The Congress shall have power to levy and collect taxes ... and provide for the common defense and general welfare of the United States; _but all duties, imposts, and excises shall be uniform throughout the United States_.--Art. I, Sec. 8.

All persons born or naturalized in the United States and subject to the jurisdiction thereof are citizens of the United States and of the State wherein they reside.--Art. XIV, Sec. 1.
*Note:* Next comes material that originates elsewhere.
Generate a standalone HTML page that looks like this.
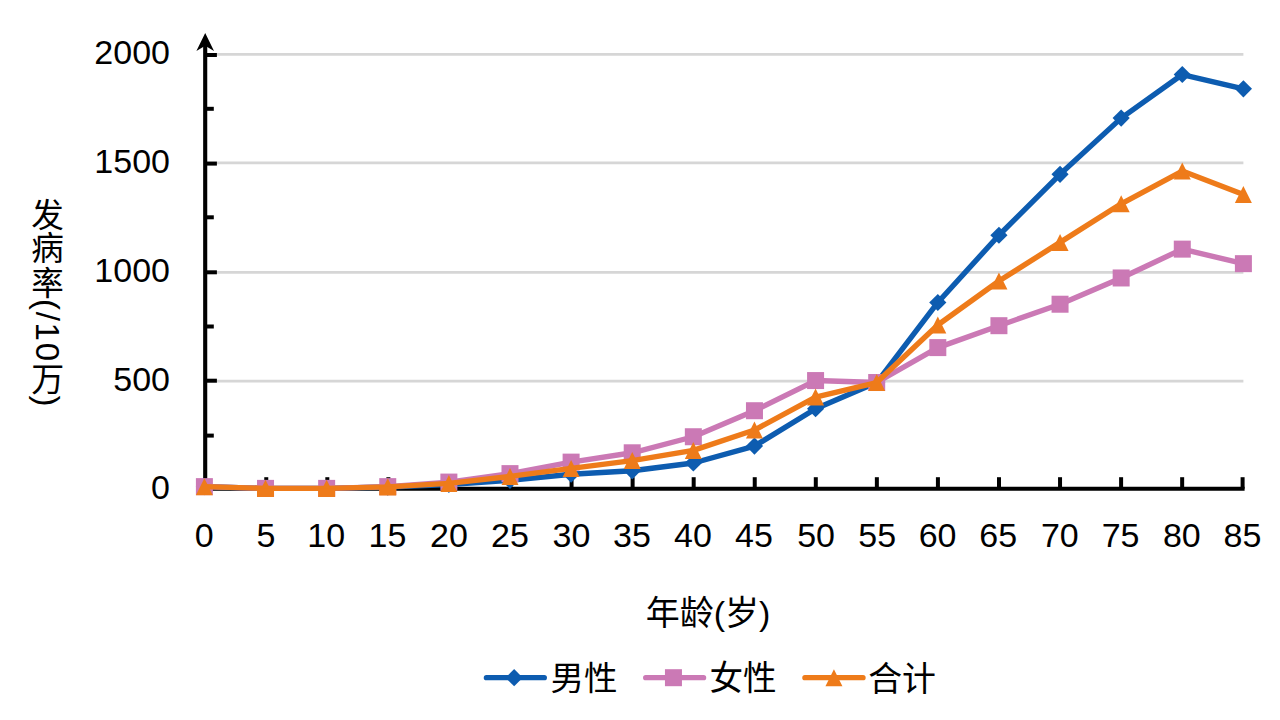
<!DOCTYPE html>
<html><head><meta charset="utf-8"><title>Chart</title>
<style>html,body{margin:0;padding:0;background:#fff;}body{width:1280px;height:720px;overflow:hidden;font-family:"Liberation Sans",sans-serif;}</style>
</head><body><svg width="1280" height="720" viewBox="0 0 1280 720" style="display:block"><line x1="207" x2="1243.4" y1="54.40" y2="54.40" stroke="#d6d6d6" stroke-width="2.6"/>
<line x1="207" x2="1243.4" y1="162.90" y2="162.90" stroke="#d6d6d6" stroke-width="2.6"/>
<line x1="207" x2="1243.4" y1="272.40" y2="272.40" stroke="#d6d6d6" stroke-width="2.6"/>
<line x1="207" x2="1243.4" y1="381.10" y2="381.10" stroke="#d6d6d6" stroke-width="2.6"/>
<path d="M205.2 40 V488.7 H1244.6" fill="none" stroke="#000" stroke-width="4.1" stroke-linejoin="miter"/>
<line x1="205.2" x2="216.89999999999998" y1="55.00" y2="55.00" stroke="#000" stroke-width="4.0"/>
<line x1="205.2" x2="213.79999999999998" y1="108.80" y2="108.80" stroke="#000" stroke-width="4.0"/>
<line x1="205.2" x2="216.89999999999998" y1="163.60" y2="163.60" stroke="#000" stroke-width="4.0"/>
<line x1="205.2" x2="213.79999999999998" y1="217.30" y2="217.30" stroke="#000" stroke-width="4.0"/>
<line x1="205.2" x2="216.89999999999998" y1="272.30" y2="272.30" stroke="#000" stroke-width="4.0"/>
<line x1="205.2" x2="213.79999999999998" y1="326.50" y2="326.50" stroke="#000" stroke-width="4.0"/>
<line x1="205.2" x2="216.89999999999998" y1="380.70" y2="380.70" stroke="#000" stroke-width="4.0"/>
<line x1="205.2" x2="213.79999999999998" y1="435.60" y2="435.60" stroke="#000" stroke-width="4.0"/>
<line x1="266.26" x2="266.26" y1="488.7" y2="477.2" stroke="#000" stroke-width="4.0"/>
<line x1="327.32" x2="327.32" y1="488.7" y2="477.2" stroke="#000" stroke-width="4.0"/>
<line x1="388.38" x2="388.38" y1="488.7" y2="477.2" stroke="#000" stroke-width="4.0"/>
<line x1="449.44" x2="449.44" y1="488.7" y2="477.2" stroke="#000" stroke-width="4.0"/>
<line x1="510.50" x2="510.50" y1="488.7" y2="477.2" stroke="#000" stroke-width="4.0"/>
<line x1="571.56" x2="571.56" y1="488.7" y2="477.2" stroke="#000" stroke-width="4.0"/>
<line x1="632.62" x2="632.62" y1="488.7" y2="477.2" stroke="#000" stroke-width="4.0"/>
<line x1="693.68" x2="693.68" y1="488.7" y2="477.2" stroke="#000" stroke-width="4.0"/>
<line x1="754.74" x2="754.74" y1="488.7" y2="477.2" stroke="#000" stroke-width="4.0"/>
<line x1="815.80" x2="815.80" y1="488.7" y2="477.2" stroke="#000" stroke-width="4.0"/>
<line x1="876.86" x2="876.86" y1="488.7" y2="477.2" stroke="#000" stroke-width="4.0"/>
<line x1="937.92" x2="937.92" y1="488.7" y2="477.2" stroke="#000" stroke-width="4.0"/>
<line x1="998.98" x2="998.98" y1="488.7" y2="477.2" stroke="#000" stroke-width="4.0"/>
<line x1="1060.04" x2="1060.04" y1="488.7" y2="477.2" stroke="#000" stroke-width="4.0"/>
<line x1="1121.10" x2="1121.10" y1="488.7" y2="477.2" stroke="#000" stroke-width="4.0"/>
<line x1="1182.16" x2="1182.16" y1="488.7" y2="477.2" stroke="#000" stroke-width="4.0"/>
<line x1="1242.60" x2="1242.60" y1="488.7" y2="477.2" stroke="#000" stroke-width="4.0"/>
<path d="M205.2 33.0 L214.0 51.0 L205.2 45.8 L196.39999999999998 51.0 Z" fill="#000"/>
<polyline points="204.40,486.63 265.52,488.37 326.64,488.37 387.75,487.06 448.87,484.46 509.99,480.34 571.11,474.27 632.22,470.80 693.34,462.99 754.46,446.07 815.58,408.76 876.69,382.52 937.81,302.48 998.93,235.24 1060.05,174.30 1121.16,118.12 1182.28,74.52 1243.40,88.84" fill="none" stroke="#0d5cb0" stroke-width="5.4" stroke-linejoin="round" stroke-linecap="round"/>
<path d="M204.40 478.03 L213.00 486.63 L204.40 495.23 L195.80 486.63 Z" fill="#0d5cb0"/>
<path d="M265.52 479.77 L274.12 488.37 L265.52 496.97 L256.92 488.37 Z" fill="#0d5cb0"/>
<path d="M326.64 479.77 L335.24 488.37 L326.64 496.97 L318.04 488.37 Z" fill="#0d5cb0"/>
<path d="M387.75 478.46 L396.35 487.06 L387.75 495.66 L379.15 487.06 Z" fill="#0d5cb0"/>
<path d="M448.87 475.86 L457.47 484.46 L448.87 493.06 L440.27 484.46 Z" fill="#0d5cb0"/>
<path d="M509.99 471.74 L518.59 480.34 L509.99 488.94 L501.39 480.34 Z" fill="#0d5cb0"/>
<path d="M571.11 465.67 L579.71 474.27 L571.11 482.87 L562.51 474.27 Z" fill="#0d5cb0"/>
<path d="M632.22 462.20 L640.82 470.80 L632.22 479.40 L623.62 470.80 Z" fill="#0d5cb0"/>
<path d="M693.34 454.39 L701.94 462.99 L693.34 471.59 L684.74 462.99 Z" fill="#0d5cb0"/>
<path d="M754.46 437.47 L763.06 446.07 L754.46 454.67 L745.86 446.07 Z" fill="#0d5cb0"/>
<path d="M815.58 400.16 L824.18 408.76 L815.58 417.36 L806.98 408.76 Z" fill="#0d5cb0"/>
<path d="M876.69 373.92 L885.29 382.52 L876.69 391.12 L868.09 382.52 Z" fill="#0d5cb0"/>
<path d="M937.81 293.88 L946.41 302.48 L937.81 311.08 L929.21 302.48 Z" fill="#0d5cb0"/>
<path d="M998.93 226.64 L1007.53 235.24 L998.93 243.84 L990.33 235.24 Z" fill="#0d5cb0"/>
<path d="M1060.05 165.70 L1068.65 174.30 L1060.05 182.90 L1051.45 174.30 Z" fill="#0d5cb0"/>
<path d="M1121.16 109.52 L1129.76 118.12 L1121.16 126.72 L1112.56 118.12 Z" fill="#0d5cb0"/>
<path d="M1182.28 65.92 L1190.88 74.52 L1182.28 83.12 L1173.68 74.52 Z" fill="#0d5cb0"/>
<path d="M1243.40 80.24 L1252.00 88.84 L1243.40 97.44 L1234.80 88.84 Z" fill="#0d5cb0"/>
<polyline points="204.40,486.63 265.52,488.37 326.64,488.37 387.75,486.63 448.87,482.08 509.99,473.62 571.11,462.12 632.22,452.79 693.34,436.74 754.46,410.72 815.58,380.57 876.69,382.52 937.81,347.60 998.93,325.69 1060.05,304.22 1121.16,277.97 1182.28,249.13 1243.40,263.66" fill="none" stroke="#cb79b5" stroke-width="5.4" stroke-linejoin="round" stroke-linecap="round"/>
<rect x="195.90" y="478.13" width="17.0" height="17.0" fill="#cb79b5"/>
<rect x="257.02" y="479.87" width="17.0" height="17.0" fill="#cb79b5"/>
<rect x="318.14" y="479.87" width="17.0" height="17.0" fill="#cb79b5"/>
<rect x="379.25" y="478.13" width="17.0" height="17.0" fill="#cb79b5"/>
<rect x="440.37" y="473.58" width="17.0" height="17.0" fill="#cb79b5"/>
<rect x="501.49" y="465.12" width="17.0" height="17.0" fill="#cb79b5"/>
<rect x="562.61" y="453.62" width="17.0" height="17.0" fill="#cb79b5"/>
<rect x="623.72" y="444.29" width="17.0" height="17.0" fill="#cb79b5"/>
<rect x="684.84" y="428.24" width="17.0" height="17.0" fill="#cb79b5"/>
<rect x="745.96" y="402.22" width="17.0" height="17.0" fill="#cb79b5"/>
<rect x="807.08" y="372.07" width="17.0" height="17.0" fill="#cb79b5"/>
<rect x="868.19" y="374.02" width="17.0" height="17.0" fill="#cb79b5"/>
<rect x="929.31" y="339.10" width="17.0" height="17.0" fill="#cb79b5"/>
<rect x="990.43" y="317.19" width="17.0" height="17.0" fill="#cb79b5"/>
<rect x="1051.55" y="295.72" width="17.0" height="17.0" fill="#cb79b5"/>
<rect x="1112.66" y="269.47" width="17.0" height="17.0" fill="#cb79b5"/>
<rect x="1173.78" y="240.63" width="17.0" height="17.0" fill="#cb79b5"/>
<rect x="1234.90" y="255.16" width="17.0" height="17.0" fill="#cb79b5"/>
<polyline points="204.40,486.63 265.52,488.37 326.64,488.37 387.75,486.85 448.87,483.38 509.99,476.44 571.11,468.41 632.22,460.60 693.34,450.41 754.46,430.02 815.58,397.05 876.69,382.52 937.81,325.04 998.93,281.01 1060.05,242.40 1121.16,203.79 1182.28,171.04 1243.40,194.47" fill="none" stroke="#ee7b1a" stroke-width="5.4" stroke-linejoin="round" stroke-linecap="round"/>
<path d="M204.40 478.13 L212.90 495.13 L195.90 495.13 Z" fill="#ee7b1a"/>
<path d="M265.52 479.87 L274.02 496.87 L257.02 496.87 Z" fill="#ee7b1a"/>
<rect x="257.02" y="488.37" width="17" height="8.5" fill="#ee7b1a"/>
<path d="M326.64 479.87 L335.14 496.87 L318.14 496.87 Z" fill="#ee7b1a"/>
<rect x="318.14" y="488.37" width="17" height="8.5" fill="#ee7b1a"/>
<path d="M387.75 478.35 L396.25 495.35 L379.25 495.35 Z" fill="#ee7b1a"/>
<rect x="379.25" y="486.85" width="17" height="8.5" fill="#ee7b1a"/>
<path d="M448.87 474.88 L457.37 491.88 L440.37 491.88 Z" fill="#ee7b1a"/>
<path d="M509.99 467.94 L518.49 484.94 L501.49 484.94 Z" fill="#ee7b1a"/>
<path d="M571.11 459.91 L579.61 476.91 L562.61 476.91 Z" fill="#ee7b1a"/>
<path d="M632.22 452.10 L640.72 469.10 L623.72 469.10 Z" fill="#ee7b1a"/>
<path d="M693.34 441.91 L701.84 458.91 L684.84 458.91 Z" fill="#ee7b1a"/>
<path d="M754.46 421.52 L762.96 438.52 L745.96 438.52 Z" fill="#ee7b1a"/>
<path d="M815.58 388.55 L824.08 405.55 L807.08 405.55 Z" fill="#ee7b1a"/>
<path d="M876.69 374.02 L885.19 391.02 L868.19 391.02 Z" fill="#ee7b1a"/>
<path d="M937.81 316.54 L946.31 333.54 L929.31 333.54 Z" fill="#ee7b1a"/>
<path d="M998.93 272.51 L1007.43 289.51 L990.43 289.51 Z" fill="#ee7b1a"/>
<path d="M1060.05 233.90 L1068.55 250.90 L1051.55 250.90 Z" fill="#ee7b1a"/>
<path d="M1121.16 195.29 L1129.66 212.29 L1112.66 212.29 Z" fill="#ee7b1a"/>
<path d="M1182.28 162.54 L1190.78 179.54 L1173.78 179.54 Z" fill="#ee7b1a"/>
<path d="M1243.40 185.97 L1251.90 202.97 L1234.90 202.97 Z" fill="#ee7b1a"/>
<g fill="#000" font-family="&quot;Liberation Sans&quot;, &quot;Noto Sans CJK SC&quot;, sans-serif" font-size="34" text-anchor="end">
<text x="170" y="63.96">2000</text>
<text x="170" y="172.66">1500</text>
<text x="170" y="282.26">1000</text>
<text x="170" y="390.86">500</text>
<text x="170" y="499.26">0</text>
</g>
<g fill="#000" font-family="&quot;Liberation Sans&quot;, &quot;Noto Sans CJK SC&quot;, sans-serif" font-size="34" text-anchor="middle">
<text x="204.2" y="547.16">0</text>
<text x="266.0" y="547.16">5</text>
<text x="326.2" y="547.16">10</text>
<text x="387.4" y="547.16">15</text>
<text x="449.0" y="547.16">20</text>
<text x="509.9" y="547.16">25</text>
<text x="571.5" y="547.16">30</text>
<text x="631.9" y="547.16">35</text>
<text x="692.9" y="547.16">40</text>
<text x="753.9" y="547.16">45</text>
<text x="816.1" y="547.16">50</text>
<text x="877.2" y="547.16">55</text>
<text x="937.6" y="547.16">60</text>
<text x="998.2" y="547.16">65</text>
<text x="1059.8" y="547.16">70</text>
<text x="1120.6" y="547.16">75</text>
<text x="1181.8" y="547.16">80</text>
<text x="1242.5" y="547.16">85</text>
</g>
<text x="708" y="624.84" font-family="&quot;Liberation Sans&quot;, &quot;Noto Sans CJK SC&quot;, sans-serif" font-size="34" fill="#000" text-anchor="middle">年龄(岁)</text>
<line x1="486.4" x2="544.3" y1="677.7" y2="677.7" stroke="#0d5cb0" stroke-width="5.3" stroke-linecap="round"/>
<path d="M514.15 669.10 L522.75 677.70 L514.15 686.30 L505.55 677.70 Z" fill="#0d5cb0"/>
<text x="550.6" y="690.44" font-family="&quot;Liberation Sans&quot;, &quot;Noto Sans CJK SC&quot;, sans-serif" font-size="33.5" fill="#000">男性</text>
<line x1="645.7" x2="703.6" y1="677.7" y2="677.7" stroke="#cb79b5" stroke-width="5.3" stroke-linecap="round"/>
<rect x="664.95" y="669.20" width="17.0" height="17.0" fill="#cb79b5"/>
<text x="709.5" y="690.44" font-family="&quot;Liberation Sans&quot;, &quot;Noto Sans CJK SC&quot;, sans-serif" font-size="33.6" fill="#000">女性</text>
<line x1="804.9" x2="863.0" y1="677.7" y2="677.7" stroke="#ee7b1a" stroke-width="5.3" stroke-linecap="round"/>
<path d="M833.95 669.20 L842.45 686.20 L825.45 686.20 Z" fill="#ee7b1a"/>
<text x="868.2" y="690.64" font-family="&quot;Liberation Sans&quot;, &quot;Noto Sans CJK SC&quot;, sans-serif" font-size="33.9" fill="#000">合计</text>
<g fill="#000" font-family="&quot;Liberation Sans&quot;, &quot;Noto Sans CJK SC&quot;, sans-serif" font-size="32.6">
<text x="31.27" y="226.85">发</text>
<text x="31.31" y="260.10">病</text>
<text x="31.18" y="294.51">率</text>
<text transform="translate(35.5 299.0) rotate(90)" x="0" y="0" font-size="33" textLength="62">(/10</text>
<text x="31.32" y="391.45" font-size="33">万</text>
<text transform="translate(35.5 395.4) rotate(90)" x="0" y="0" font-size="33">)</text>
</g>
</svg></body></html>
To serve the purpose for which these clauses of the Constitution are invoked, it is necessary to hold that any territory to which the United States has a title is an integral part of the United States; and perhaps the greatest name in the history of American constitutional interpretation, that of Mr. Chief Justice Marshall of the Supreme Court of the United States, is cited in favor of that contention. If accepted, it follows that when the treaty ceding Spanish sovereignty in the Philippines was ratified, that archipelago became an integral part of the United States. Then, under the first clause above cited, the Dingley tariff must be immediately extended over the Philippines (as well as Porto Rico, the Sandwich Islands, and Guam) precisely as over New York; and, under the second clause, every native of the Philippines and the other new possessions is a citizen of the United States, with all the rights and privileges thereby accruing. The first result would be the disorganization of the present American revenue system by the free admission into all American ports of sugar and other tropical products from the greatest sources of supply, and the consequent loss of nearly sixty millions of annual revenue. Another would be the destruction of the existing cane- and beet-sugar industries in the United States. Another, apprehended by the laboring classes, who are already suspicious from their experience with the Chinese, would be an enormous influx, either of cheap labor or of its products, to beat down their wages.
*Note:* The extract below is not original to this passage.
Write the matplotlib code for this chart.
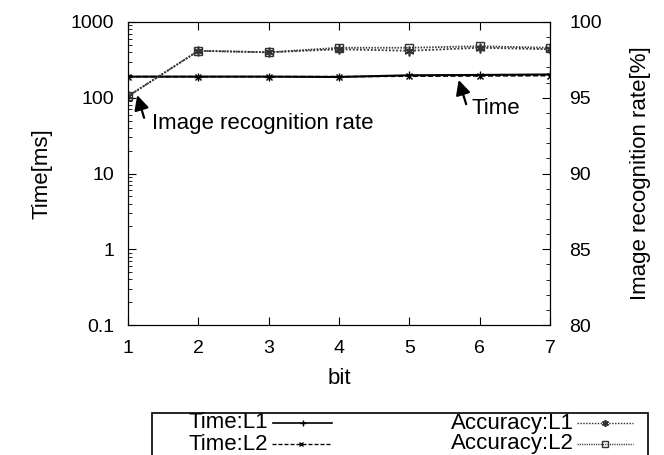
import numpy as np
import matplotlib.pyplot as plt
from matplotlib.lines import Line2D
from matplotlib.patches import Rectangle
from matplotlib.ticker import LogLocator, MultipleLocator, NullFormatter

plt.rcParams['font.family'] = ['Liberation Sans', 'DejaVu Sans']
plt.rcParams['font.size'] = 14

# data
bits = [1, 2, 3, 4, 5, 6, 7]
time_l1 = [190, 190, 190, 188, 198, 200, 203]
time_l2 = [190, 190, 190, 190, 193, 194, 196]
acc_l1 = [95.1, 98.1, 98.0, 98.2, 98.1, 98.3, 98.2]
acc_l2 = [95.1, 98.1, 98.0, 98.3, 98.3, 98.4, 98.3]
labels = ['Time:L1', 'Time:L2', 'Accuracy:L1', 'Accuracy:L2']

big = 16

fig = plt.figure(figsize=(6.64, 4.55), dpi=100)
ax = fig.add_axes([128/664, 1-325/455, 422/664, 303/455])
ax2 = ax.twinx()

styles = [dict(ls='-', marker='+', lw=1.5, ms=6),
          dict(ls=(0, (3, 1.5)), marker='x', lw=1.2, ms=4),
          dict(ls=(0, (1, 1)), marker=(6, 2, 0), lw=1.3, ms=7, mew=1.2),
          dict(ls=(0, (0.8, 0.8)), marker='s', lw=1.3, ms=6, mfc='none', mew=1.0)]

ax.plot(bits, time_l1, color='black', **styles[0])
ax.plot(bits, time_l2, color='black', **styles[1])
ax2.plot(bits, acc_l1, color='#333333', **styles[2])
ax2.plot(bits, acc_l2, color='#333333', **styles[3])

ax.set_yscale('log')
ax.set_ylim(0.1, 1000)
ax.set_xlim(1, 7)
ax.set_yticks([0.1, 1, 10, 100, 1000])
ax.set_yticklabels(['0.1', '1', '10', '100', '1000'])
ax.yaxis.set_minor_locator(LogLocator(base=10, subs=np.arange(2, 10)))
ax.yaxis.set_minor_formatter(NullFormatter())
ax.set_xticks(bits)
ax2.set_ylim(80, 100)
ax2.set_yticks([80, 85, 90, 95, 100])
ax2.yaxis.set_minor_locator(MultipleLocator(1))

ax.tick_params(axis='x', which='major', direction='in', top=True, length=6, pad=11)
ax.tick_params(axis='y', which='major', direction='in', length=6, pad=10)
ax.tick_params(axis='y', which='minor', direction='in', length=3)
ax2.tick_params(axis='y', which='major', direction='in', length=6, pad=14)
ax2.tick_params(axis='y', which='minor', direction='in', length=3)

ax.set_xlabel('bit', fontsize=big, labelpad=8)
ax.set_ylabel('Time[ms]', fontsize=big, labelpad=13)
ax2.set_ylabel('Image recognition rate[%]', fontsize=big, labelpad=20)

arrow = dict(arrowstyle='-|>', color='black', lw=1.6, mutation_scale=22)
ax2.annotate('', xy=(1.12, 95.35), xytext=(1.24, 93.5), arrowprops=arrow)
ax2.text(1.34, 93.3, 'Image recognition rate', va='center', ha='left', fontsize=big)
ax2.annotate('', xy=(5.69, 96.35), xytext=(5.82, 94.4), arrowprops=arrow)
ax2.text(5.89, 94.3, 'Time', va='center', ha='left', fontsize=big)

# legend box at the bottom, cut by the figure edge
fig.add_artist(Rectangle((152/664, -0.05), 496/664, 0.05 + 1 - 413/455,
                         transform=fig.transFigure, fill=False, lw=1.2, ec='black'))
pos = [(268, 423, 273, 332), (268, 444, 272, 330),
       (574, 423, 577, 633), (574, 444, 577, 633)]
cols = ['black', 'black', '#333333', '#333333']
for lab, (tx, ty, x0, x1), st, c in zip(labels, pos, styles, cols):
    yf = 1 - ty/455
    fig.text(tx/664, yf, lab, ha='right', va='center', fontsize=big)
    st = dict(st)
    mk = st.pop('marker')
    ms = st.pop('ms')
    extra = {k: st.pop(k) for k in ['mfc', 'mew'] if k in st}
    fig.add_artist(Line2D([x0/664, x1/664], [yf, yf], transform=fig.transFigure,
                          color=c, lw=st['lw']*0.8, ls=st['ls']))
    fig.add_artist(Line2D([(x0+x1)/2/664], [yf], transform=fig.transFigure,
                          color=c, marker=mk, ms=ms*0.7, ls='none', **extra))

plt.savefig('out.png', dpi=100)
Next, it is argued, there is no place in the theory or practice of the American Government for territories except for development into Statehood; and, consequently, the required population being already present, new States must be created out of Luzon, Mindanao, the Visayas, Porto Rico, and the Sandwich Islands. The right to hold them permanently in the territorial form, or even under a protectorate, is indignantly denied as conflicting with Mr. Jefferson's phrase in the Declaration of Independence, to the effect that governments derive their just powers from the consent of the governed. Some great names can certainly be marshaled in support of such views--Chancellor Kent, Mr. John C. Calhoun, Mr. Chief Justice Taney, and others. Denial of this duty to admit the new possessions as States is denounced as a violation by the Republic of the very law of its being, and its transformation into an empire; as a revival of slavery in another form, both because of government without representation, and because of the belief that no tropical colony can be successful without contract labor; as a consequent and inevitable degradation of American character; as a defiance of the warnings in Washington's Farewell Address against foreign entanglements; as a repudiation of the congressional declaration at the outbreak of the war, that it was not waged for territorial aggrandizement; and finally as placing Aguinaldo in the position of fighting for freedom, independence, and the principles of the fathers of the Republic, while the Republic itself is in the position of fighting to control and govern him and his people in spite of their will.

On the other hand, the supporters of the treaty and of the policy of the Administration, so far as it has been disclosed, begin their argument with another provision of the Constitution, the second part of Section 3 in Article IV:

The Congress shall have power to dispose of and make all needful rules and regulations respecting the territory or other property belonging to the United States.